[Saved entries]
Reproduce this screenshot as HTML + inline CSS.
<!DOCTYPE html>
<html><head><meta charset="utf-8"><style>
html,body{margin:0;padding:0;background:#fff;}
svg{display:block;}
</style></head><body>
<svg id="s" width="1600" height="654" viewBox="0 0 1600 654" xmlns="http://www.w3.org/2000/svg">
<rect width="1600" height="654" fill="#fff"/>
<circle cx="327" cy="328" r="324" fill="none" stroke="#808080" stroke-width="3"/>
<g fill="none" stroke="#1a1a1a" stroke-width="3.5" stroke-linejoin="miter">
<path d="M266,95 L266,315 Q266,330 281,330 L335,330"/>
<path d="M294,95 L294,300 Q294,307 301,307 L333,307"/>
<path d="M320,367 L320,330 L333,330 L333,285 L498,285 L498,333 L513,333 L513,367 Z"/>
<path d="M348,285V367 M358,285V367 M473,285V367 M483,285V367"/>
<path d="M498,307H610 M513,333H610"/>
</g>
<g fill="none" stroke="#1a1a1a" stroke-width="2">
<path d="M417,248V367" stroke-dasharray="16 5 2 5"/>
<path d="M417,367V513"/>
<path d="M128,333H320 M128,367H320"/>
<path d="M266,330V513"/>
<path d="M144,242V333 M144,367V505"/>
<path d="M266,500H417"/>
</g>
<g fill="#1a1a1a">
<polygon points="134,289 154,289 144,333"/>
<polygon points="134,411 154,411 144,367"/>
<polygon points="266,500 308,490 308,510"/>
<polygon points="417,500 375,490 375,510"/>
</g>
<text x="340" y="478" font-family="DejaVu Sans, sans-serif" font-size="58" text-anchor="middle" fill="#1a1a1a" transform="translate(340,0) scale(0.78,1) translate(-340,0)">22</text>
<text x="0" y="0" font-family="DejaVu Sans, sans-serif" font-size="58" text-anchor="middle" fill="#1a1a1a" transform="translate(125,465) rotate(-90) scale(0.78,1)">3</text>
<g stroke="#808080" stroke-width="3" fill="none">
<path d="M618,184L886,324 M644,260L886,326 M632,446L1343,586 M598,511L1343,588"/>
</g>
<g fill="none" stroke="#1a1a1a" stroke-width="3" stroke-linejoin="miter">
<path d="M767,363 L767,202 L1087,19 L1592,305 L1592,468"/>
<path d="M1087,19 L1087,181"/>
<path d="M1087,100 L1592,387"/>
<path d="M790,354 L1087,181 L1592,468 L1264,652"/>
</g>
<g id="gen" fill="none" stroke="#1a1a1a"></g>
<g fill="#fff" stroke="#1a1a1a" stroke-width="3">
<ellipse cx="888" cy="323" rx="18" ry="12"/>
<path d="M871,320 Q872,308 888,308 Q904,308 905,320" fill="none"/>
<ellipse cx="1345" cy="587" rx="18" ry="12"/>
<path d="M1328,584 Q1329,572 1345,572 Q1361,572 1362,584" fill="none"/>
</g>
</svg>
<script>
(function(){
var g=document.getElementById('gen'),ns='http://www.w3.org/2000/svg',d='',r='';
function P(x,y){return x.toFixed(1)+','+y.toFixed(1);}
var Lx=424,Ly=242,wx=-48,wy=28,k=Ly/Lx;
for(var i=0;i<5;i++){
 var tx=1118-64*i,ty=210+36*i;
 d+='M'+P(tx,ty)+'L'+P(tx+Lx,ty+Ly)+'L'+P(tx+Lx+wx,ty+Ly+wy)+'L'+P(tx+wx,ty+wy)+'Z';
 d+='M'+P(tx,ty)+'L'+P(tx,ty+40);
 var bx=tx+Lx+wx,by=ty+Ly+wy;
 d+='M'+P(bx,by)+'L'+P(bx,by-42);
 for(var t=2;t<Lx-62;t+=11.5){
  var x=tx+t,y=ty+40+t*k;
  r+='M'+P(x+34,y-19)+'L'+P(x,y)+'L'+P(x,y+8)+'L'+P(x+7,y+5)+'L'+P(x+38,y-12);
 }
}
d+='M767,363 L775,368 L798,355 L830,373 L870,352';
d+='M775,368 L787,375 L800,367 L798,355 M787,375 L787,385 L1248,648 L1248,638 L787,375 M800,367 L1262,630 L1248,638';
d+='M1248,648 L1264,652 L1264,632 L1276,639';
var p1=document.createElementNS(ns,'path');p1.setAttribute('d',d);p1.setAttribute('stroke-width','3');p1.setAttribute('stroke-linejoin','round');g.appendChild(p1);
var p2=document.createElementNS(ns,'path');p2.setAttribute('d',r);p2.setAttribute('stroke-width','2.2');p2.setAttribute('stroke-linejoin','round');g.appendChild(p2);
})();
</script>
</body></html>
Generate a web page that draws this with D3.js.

◆ **Given instruction**
Pull every line containing "this" from the material above.

◆ **Completed exercise**
Reproduce this screenshot as HTML + inline CSS.
Generate a web page that draws this with D3.js.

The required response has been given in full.